• _What to do_
Look through the data below. Show each line where the string "this" occurs.

Start of Information supplied

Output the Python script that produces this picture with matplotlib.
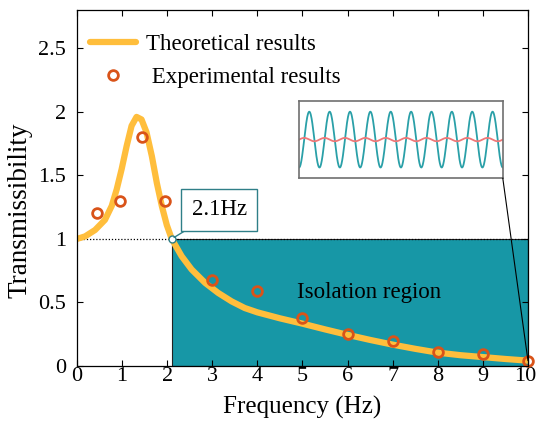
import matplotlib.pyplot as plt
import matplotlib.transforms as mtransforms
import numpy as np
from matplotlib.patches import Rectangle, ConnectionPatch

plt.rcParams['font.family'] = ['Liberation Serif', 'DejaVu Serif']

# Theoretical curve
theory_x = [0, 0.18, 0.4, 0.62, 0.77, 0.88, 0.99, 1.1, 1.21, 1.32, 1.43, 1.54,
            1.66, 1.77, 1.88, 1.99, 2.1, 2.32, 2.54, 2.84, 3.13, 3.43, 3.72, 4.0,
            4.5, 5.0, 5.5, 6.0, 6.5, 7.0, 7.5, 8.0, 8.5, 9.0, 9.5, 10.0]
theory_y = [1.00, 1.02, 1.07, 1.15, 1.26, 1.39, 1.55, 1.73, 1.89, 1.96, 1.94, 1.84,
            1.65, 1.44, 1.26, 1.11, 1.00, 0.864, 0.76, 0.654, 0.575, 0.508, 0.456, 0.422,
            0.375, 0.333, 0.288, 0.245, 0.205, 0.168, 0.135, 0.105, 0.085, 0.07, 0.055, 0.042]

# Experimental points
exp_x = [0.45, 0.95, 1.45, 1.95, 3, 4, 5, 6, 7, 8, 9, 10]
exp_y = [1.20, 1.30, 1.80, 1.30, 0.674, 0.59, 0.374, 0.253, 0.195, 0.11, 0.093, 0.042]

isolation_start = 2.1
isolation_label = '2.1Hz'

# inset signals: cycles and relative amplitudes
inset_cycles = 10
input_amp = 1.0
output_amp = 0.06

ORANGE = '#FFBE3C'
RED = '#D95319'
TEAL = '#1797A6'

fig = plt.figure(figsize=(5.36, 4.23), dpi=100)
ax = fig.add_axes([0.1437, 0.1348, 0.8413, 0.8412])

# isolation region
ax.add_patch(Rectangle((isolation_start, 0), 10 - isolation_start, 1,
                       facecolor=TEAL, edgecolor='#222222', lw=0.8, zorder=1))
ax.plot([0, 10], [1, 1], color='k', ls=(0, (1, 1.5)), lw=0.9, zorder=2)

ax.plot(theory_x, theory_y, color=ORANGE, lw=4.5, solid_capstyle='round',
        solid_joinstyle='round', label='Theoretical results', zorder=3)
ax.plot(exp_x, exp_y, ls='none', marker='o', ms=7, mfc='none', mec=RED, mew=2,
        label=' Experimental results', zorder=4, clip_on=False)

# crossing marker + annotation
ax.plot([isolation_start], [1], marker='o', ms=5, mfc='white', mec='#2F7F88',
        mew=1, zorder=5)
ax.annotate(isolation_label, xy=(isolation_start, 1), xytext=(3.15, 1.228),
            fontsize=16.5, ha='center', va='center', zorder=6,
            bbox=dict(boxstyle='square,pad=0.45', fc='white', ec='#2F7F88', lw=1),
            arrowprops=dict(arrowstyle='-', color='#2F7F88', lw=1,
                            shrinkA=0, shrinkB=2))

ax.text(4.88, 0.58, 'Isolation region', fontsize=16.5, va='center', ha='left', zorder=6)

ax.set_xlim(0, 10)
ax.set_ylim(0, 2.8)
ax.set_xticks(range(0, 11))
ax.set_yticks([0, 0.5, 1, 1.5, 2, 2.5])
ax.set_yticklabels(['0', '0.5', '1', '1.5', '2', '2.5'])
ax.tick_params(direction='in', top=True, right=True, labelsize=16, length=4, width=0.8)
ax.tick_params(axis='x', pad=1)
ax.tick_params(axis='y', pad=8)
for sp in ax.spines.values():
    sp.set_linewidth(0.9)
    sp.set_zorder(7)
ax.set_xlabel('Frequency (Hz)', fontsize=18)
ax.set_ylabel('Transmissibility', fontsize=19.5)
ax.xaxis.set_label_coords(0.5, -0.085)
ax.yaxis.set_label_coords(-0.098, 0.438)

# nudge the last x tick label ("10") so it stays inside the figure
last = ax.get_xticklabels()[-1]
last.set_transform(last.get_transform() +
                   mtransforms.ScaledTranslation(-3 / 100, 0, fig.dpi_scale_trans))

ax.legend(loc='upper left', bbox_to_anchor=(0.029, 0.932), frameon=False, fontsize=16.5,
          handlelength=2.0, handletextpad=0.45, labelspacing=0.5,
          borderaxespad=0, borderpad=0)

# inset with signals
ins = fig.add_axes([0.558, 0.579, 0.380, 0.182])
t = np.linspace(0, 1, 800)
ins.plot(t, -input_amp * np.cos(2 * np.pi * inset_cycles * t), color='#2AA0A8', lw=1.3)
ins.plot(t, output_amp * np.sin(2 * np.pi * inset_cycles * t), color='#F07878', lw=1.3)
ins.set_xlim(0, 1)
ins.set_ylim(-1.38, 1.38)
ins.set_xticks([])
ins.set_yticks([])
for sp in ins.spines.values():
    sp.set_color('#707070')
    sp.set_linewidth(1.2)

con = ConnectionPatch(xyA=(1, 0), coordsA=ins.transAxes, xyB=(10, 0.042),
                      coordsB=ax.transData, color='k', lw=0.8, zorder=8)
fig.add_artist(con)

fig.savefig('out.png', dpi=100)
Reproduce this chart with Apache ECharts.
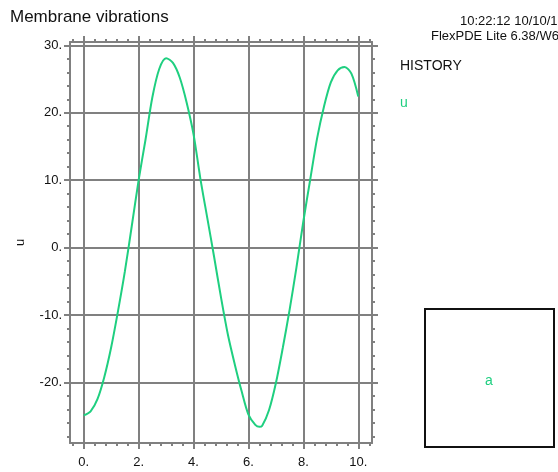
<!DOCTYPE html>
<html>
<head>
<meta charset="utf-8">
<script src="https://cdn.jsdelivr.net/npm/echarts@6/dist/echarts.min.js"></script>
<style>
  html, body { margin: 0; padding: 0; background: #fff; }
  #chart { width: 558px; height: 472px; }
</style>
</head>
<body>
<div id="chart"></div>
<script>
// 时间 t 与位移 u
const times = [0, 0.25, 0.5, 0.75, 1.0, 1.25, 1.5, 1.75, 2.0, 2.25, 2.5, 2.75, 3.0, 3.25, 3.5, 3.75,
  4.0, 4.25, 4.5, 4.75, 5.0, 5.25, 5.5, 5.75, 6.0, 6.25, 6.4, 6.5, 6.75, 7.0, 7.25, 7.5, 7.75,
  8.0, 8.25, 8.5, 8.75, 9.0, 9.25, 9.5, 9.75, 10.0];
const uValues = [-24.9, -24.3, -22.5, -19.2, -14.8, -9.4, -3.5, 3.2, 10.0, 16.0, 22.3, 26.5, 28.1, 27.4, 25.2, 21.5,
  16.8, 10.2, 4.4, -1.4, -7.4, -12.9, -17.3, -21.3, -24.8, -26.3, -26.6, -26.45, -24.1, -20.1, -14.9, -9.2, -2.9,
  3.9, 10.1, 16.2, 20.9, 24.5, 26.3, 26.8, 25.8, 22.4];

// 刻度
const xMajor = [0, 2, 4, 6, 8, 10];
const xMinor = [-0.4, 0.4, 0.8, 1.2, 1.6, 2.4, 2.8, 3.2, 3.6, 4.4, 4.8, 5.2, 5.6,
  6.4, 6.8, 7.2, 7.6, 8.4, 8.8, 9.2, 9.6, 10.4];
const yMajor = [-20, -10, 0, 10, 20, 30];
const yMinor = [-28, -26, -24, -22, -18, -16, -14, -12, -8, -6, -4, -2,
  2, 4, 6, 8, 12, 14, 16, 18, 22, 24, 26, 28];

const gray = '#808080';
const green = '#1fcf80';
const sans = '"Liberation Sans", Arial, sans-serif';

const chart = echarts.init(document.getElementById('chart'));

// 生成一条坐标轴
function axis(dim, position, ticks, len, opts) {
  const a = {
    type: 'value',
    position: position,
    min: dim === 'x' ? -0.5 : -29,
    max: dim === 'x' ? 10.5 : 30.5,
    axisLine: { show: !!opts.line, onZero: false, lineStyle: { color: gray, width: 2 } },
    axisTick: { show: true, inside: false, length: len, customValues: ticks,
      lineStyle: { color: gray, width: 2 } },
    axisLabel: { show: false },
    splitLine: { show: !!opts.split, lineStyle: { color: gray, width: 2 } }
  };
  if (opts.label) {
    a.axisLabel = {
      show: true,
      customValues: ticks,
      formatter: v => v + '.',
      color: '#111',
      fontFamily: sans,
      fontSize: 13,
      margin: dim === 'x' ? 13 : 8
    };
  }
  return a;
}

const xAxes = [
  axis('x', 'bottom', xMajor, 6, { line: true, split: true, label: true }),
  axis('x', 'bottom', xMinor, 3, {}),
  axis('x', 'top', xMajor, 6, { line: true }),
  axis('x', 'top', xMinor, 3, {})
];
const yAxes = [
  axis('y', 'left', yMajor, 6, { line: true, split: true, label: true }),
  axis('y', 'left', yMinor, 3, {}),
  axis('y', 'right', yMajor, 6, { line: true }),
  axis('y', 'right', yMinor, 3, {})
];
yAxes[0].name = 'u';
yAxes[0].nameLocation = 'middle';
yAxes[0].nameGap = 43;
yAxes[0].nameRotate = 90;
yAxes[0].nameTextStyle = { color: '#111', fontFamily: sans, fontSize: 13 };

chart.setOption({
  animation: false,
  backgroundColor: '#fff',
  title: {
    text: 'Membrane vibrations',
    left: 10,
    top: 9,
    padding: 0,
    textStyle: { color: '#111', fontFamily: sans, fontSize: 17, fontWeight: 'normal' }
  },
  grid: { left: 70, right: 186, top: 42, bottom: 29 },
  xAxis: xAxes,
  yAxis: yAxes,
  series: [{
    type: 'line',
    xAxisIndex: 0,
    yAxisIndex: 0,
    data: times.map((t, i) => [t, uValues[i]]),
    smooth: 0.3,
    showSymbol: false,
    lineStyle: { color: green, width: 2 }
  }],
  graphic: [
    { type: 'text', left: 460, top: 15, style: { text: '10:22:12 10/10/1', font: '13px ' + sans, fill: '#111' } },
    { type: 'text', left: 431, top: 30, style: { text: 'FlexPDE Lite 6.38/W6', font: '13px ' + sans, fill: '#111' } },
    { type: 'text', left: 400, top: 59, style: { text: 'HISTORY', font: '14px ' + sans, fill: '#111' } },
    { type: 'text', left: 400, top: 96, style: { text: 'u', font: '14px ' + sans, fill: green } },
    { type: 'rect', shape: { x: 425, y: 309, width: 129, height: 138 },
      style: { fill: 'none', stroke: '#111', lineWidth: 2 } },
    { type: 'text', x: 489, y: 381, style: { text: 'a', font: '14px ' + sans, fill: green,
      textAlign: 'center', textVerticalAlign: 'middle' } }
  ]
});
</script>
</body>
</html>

End of Information supplied

• _Exercise solution_
Output the Python script that produces this picture with matplotlib.
Reproduce this chart with Apache ECharts.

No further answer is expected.